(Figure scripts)
§

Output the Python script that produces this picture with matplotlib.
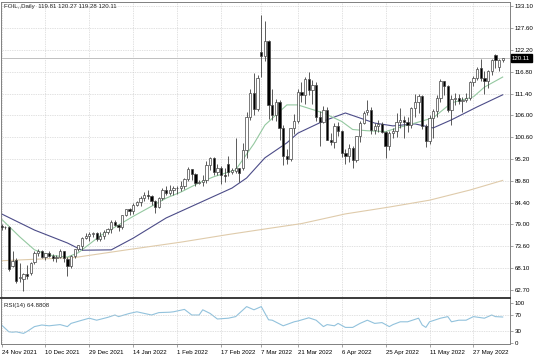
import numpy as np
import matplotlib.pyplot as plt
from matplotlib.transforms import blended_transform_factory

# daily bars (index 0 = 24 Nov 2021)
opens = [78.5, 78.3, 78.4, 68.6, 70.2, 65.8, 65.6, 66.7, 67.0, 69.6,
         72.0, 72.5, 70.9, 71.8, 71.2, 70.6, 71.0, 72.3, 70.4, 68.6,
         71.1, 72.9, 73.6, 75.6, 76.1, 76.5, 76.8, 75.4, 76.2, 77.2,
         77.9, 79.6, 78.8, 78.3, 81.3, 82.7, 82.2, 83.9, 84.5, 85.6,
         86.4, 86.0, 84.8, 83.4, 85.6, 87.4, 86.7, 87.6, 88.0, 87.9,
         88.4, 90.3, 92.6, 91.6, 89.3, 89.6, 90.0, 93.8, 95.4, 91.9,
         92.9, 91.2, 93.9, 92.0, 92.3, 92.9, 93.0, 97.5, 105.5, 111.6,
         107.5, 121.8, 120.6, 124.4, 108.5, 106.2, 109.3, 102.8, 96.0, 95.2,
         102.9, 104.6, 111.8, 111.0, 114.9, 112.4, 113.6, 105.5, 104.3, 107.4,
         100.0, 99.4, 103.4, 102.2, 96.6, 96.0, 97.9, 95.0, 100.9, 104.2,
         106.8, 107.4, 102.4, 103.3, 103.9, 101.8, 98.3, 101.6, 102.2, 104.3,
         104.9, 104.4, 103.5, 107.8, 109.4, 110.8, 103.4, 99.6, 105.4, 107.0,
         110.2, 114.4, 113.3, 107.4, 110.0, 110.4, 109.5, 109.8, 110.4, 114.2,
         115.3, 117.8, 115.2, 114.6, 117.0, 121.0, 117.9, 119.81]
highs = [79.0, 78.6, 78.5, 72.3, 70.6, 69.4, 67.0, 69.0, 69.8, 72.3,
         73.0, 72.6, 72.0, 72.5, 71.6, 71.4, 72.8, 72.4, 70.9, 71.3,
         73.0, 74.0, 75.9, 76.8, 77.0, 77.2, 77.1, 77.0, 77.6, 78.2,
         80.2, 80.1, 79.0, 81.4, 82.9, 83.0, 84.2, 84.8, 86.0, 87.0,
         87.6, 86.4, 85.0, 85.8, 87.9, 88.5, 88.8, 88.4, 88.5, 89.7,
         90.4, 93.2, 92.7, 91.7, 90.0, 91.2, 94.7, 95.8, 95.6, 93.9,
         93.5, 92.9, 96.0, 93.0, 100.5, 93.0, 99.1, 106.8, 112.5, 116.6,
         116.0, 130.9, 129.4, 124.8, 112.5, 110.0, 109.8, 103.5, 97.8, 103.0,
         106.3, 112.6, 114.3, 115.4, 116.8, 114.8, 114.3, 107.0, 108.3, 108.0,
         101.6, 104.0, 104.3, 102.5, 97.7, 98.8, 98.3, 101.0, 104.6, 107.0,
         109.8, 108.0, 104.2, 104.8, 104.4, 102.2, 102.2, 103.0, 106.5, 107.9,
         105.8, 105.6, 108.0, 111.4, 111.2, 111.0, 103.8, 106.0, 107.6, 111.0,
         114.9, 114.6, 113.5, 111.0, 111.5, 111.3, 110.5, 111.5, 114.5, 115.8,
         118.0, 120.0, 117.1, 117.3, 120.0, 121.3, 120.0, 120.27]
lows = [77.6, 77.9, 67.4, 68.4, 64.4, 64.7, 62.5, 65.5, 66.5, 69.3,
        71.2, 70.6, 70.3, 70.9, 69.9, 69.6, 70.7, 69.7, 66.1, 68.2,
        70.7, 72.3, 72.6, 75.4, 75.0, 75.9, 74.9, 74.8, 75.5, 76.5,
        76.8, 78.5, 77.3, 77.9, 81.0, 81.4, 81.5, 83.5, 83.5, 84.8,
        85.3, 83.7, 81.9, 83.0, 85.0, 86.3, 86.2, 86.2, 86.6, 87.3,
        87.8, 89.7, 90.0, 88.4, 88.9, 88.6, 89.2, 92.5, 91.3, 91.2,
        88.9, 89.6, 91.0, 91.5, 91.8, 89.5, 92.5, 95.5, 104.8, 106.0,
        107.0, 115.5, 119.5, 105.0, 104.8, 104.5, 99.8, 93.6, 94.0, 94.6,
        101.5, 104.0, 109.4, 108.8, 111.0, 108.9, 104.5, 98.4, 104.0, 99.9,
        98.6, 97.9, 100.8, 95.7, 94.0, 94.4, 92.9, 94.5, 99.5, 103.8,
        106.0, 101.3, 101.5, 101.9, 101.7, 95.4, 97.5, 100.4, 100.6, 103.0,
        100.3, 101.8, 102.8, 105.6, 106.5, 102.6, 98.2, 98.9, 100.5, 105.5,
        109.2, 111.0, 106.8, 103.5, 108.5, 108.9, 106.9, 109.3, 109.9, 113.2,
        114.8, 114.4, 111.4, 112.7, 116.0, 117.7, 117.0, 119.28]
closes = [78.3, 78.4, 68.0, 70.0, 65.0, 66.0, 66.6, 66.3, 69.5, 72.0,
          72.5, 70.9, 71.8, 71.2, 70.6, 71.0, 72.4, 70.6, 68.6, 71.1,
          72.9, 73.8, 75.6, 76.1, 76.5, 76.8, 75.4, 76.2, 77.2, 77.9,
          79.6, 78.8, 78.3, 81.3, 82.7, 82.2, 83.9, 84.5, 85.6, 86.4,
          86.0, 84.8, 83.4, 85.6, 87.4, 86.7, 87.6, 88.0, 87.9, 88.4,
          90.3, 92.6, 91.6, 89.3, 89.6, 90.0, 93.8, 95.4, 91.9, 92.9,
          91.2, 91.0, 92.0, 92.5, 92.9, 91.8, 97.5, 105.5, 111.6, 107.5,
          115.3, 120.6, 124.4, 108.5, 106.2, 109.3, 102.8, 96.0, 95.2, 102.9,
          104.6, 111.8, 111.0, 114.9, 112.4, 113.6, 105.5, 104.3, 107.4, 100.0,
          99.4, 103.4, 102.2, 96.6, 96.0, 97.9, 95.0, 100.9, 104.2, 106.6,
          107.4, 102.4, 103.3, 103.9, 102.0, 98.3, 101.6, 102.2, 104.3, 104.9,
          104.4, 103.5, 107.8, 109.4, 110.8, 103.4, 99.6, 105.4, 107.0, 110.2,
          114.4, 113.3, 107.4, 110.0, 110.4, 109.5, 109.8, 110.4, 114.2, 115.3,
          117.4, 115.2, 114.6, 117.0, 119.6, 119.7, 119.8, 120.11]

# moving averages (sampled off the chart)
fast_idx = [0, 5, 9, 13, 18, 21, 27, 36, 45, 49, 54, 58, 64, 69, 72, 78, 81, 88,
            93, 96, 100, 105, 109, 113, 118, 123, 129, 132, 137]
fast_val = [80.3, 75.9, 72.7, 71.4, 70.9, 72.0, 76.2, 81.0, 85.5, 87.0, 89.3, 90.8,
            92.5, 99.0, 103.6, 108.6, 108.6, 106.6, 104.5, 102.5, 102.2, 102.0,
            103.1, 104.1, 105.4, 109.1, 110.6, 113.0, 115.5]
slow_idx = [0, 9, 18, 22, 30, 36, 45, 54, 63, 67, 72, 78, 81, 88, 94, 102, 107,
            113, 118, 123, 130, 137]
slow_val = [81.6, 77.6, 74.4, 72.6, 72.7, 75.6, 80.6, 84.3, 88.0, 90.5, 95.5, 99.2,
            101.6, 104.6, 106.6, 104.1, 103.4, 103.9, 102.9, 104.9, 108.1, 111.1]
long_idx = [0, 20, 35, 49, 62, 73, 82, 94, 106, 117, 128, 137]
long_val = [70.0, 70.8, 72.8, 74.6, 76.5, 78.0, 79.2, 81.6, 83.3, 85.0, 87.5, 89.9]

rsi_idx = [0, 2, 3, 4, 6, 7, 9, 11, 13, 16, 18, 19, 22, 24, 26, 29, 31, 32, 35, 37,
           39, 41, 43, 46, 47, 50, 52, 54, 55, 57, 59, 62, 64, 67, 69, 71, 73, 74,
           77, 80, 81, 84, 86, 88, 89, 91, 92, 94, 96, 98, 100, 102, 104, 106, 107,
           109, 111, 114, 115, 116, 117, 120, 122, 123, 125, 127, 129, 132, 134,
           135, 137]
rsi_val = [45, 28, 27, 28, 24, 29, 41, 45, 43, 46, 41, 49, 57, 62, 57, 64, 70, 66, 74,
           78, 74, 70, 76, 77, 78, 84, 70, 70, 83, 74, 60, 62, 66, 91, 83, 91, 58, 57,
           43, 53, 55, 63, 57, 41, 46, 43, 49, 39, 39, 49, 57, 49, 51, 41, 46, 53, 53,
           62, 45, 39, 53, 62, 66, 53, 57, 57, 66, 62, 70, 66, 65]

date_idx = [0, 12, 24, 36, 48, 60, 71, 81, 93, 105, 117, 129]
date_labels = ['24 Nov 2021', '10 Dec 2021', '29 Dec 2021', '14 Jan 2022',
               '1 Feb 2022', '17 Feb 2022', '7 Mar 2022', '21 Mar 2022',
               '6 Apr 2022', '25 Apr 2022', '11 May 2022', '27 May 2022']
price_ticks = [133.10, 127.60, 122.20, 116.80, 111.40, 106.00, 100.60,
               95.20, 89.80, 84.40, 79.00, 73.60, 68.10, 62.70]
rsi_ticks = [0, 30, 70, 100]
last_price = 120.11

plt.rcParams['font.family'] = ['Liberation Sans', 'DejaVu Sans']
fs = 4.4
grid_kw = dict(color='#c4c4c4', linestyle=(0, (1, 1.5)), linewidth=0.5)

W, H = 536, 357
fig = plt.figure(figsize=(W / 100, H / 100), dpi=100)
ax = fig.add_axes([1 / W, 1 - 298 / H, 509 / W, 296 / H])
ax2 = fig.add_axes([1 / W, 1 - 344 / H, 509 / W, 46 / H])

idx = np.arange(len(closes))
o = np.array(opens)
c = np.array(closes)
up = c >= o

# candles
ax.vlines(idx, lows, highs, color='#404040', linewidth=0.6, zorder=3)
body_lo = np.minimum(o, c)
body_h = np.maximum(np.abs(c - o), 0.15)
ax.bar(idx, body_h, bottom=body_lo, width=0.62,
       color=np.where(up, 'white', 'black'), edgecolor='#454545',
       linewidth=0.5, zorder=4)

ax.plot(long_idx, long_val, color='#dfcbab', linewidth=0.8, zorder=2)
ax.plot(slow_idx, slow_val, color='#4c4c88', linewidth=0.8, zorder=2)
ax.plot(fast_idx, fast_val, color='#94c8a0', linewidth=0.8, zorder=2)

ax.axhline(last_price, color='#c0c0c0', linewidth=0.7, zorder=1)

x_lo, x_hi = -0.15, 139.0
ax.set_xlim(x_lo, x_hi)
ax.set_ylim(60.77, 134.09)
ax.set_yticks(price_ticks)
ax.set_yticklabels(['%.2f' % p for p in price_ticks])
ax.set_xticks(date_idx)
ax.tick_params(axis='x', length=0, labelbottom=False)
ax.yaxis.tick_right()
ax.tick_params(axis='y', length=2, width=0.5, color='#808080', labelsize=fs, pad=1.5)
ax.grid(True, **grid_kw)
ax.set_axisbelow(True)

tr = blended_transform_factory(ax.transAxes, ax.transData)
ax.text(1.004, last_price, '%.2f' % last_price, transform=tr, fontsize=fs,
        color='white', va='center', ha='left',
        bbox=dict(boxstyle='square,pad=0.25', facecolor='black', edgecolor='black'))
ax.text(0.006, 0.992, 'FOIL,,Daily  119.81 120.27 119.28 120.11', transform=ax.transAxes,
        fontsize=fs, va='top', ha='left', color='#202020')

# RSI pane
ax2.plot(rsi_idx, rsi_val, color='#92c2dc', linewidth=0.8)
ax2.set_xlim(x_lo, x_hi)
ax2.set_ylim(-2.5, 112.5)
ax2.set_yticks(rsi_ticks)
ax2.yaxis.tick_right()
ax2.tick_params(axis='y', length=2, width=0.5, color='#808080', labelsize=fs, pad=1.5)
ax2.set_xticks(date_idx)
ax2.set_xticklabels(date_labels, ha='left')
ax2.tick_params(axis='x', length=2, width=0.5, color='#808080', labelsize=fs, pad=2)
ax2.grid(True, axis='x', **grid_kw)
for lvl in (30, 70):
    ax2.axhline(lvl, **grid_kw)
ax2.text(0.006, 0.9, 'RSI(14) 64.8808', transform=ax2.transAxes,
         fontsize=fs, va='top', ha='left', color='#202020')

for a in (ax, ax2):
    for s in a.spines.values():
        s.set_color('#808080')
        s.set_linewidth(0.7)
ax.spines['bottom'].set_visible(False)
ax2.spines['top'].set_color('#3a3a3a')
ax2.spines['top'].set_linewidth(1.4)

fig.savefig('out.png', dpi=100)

§

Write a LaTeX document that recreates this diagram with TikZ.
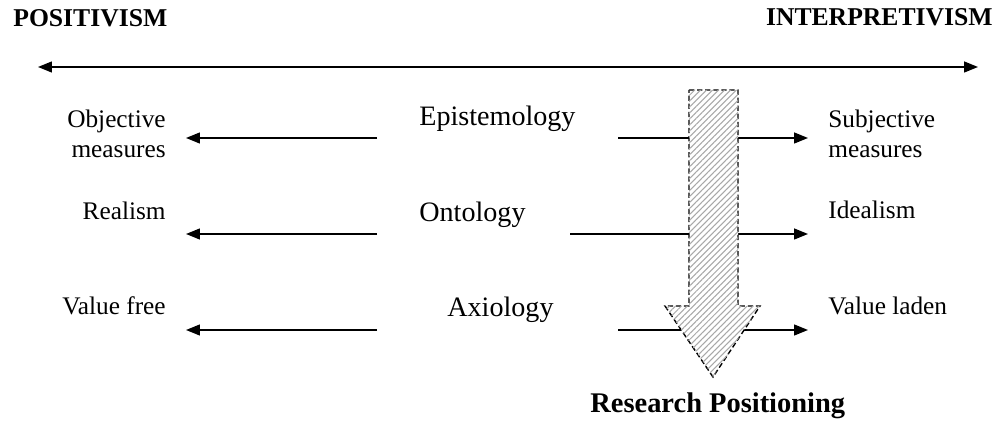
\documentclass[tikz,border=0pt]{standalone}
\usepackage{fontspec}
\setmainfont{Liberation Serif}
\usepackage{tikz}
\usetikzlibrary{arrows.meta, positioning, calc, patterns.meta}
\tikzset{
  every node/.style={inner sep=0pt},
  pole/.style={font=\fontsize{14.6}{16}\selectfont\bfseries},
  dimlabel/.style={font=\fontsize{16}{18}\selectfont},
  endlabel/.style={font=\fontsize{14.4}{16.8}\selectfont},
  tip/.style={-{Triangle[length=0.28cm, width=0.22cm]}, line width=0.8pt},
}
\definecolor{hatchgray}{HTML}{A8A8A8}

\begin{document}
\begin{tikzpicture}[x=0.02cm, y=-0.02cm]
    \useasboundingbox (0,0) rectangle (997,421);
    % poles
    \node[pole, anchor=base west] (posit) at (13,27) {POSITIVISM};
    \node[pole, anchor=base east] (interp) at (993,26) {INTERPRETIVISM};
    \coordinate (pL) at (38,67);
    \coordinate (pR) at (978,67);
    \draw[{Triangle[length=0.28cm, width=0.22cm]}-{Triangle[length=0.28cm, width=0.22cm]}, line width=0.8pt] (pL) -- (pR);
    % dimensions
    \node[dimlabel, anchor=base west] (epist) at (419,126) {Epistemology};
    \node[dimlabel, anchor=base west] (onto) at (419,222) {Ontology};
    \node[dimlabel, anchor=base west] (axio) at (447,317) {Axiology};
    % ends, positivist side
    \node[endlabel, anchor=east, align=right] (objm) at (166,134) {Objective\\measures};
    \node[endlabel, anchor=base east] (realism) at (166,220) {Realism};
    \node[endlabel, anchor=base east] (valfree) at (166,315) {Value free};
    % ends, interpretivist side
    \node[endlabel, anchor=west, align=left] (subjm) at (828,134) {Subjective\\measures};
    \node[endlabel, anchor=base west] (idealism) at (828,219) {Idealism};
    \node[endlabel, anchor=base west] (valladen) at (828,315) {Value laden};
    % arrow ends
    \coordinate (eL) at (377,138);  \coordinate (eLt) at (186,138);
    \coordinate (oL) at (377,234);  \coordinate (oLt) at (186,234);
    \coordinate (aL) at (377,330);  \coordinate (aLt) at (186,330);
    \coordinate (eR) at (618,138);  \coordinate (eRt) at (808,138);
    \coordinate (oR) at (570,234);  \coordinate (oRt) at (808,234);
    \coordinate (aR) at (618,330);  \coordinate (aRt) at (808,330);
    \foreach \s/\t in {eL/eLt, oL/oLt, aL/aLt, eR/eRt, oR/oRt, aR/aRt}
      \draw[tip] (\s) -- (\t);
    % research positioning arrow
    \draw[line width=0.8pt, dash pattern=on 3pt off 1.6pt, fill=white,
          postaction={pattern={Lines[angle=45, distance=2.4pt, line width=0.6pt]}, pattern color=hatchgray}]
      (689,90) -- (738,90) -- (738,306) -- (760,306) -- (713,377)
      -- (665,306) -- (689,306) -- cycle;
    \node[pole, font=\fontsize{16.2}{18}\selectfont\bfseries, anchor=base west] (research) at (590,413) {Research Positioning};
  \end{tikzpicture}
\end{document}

§

Omit all pictures, and reproduce exactly the lines from the one holding "Output the Python" through the one holding "from matplotlib.transforms import", both included.

Output the Python script that produces this picture with matplotlib.
import numpy as np
import matplotlib.pyplot as plt
from matplotlib.transforms import blended_transform_factory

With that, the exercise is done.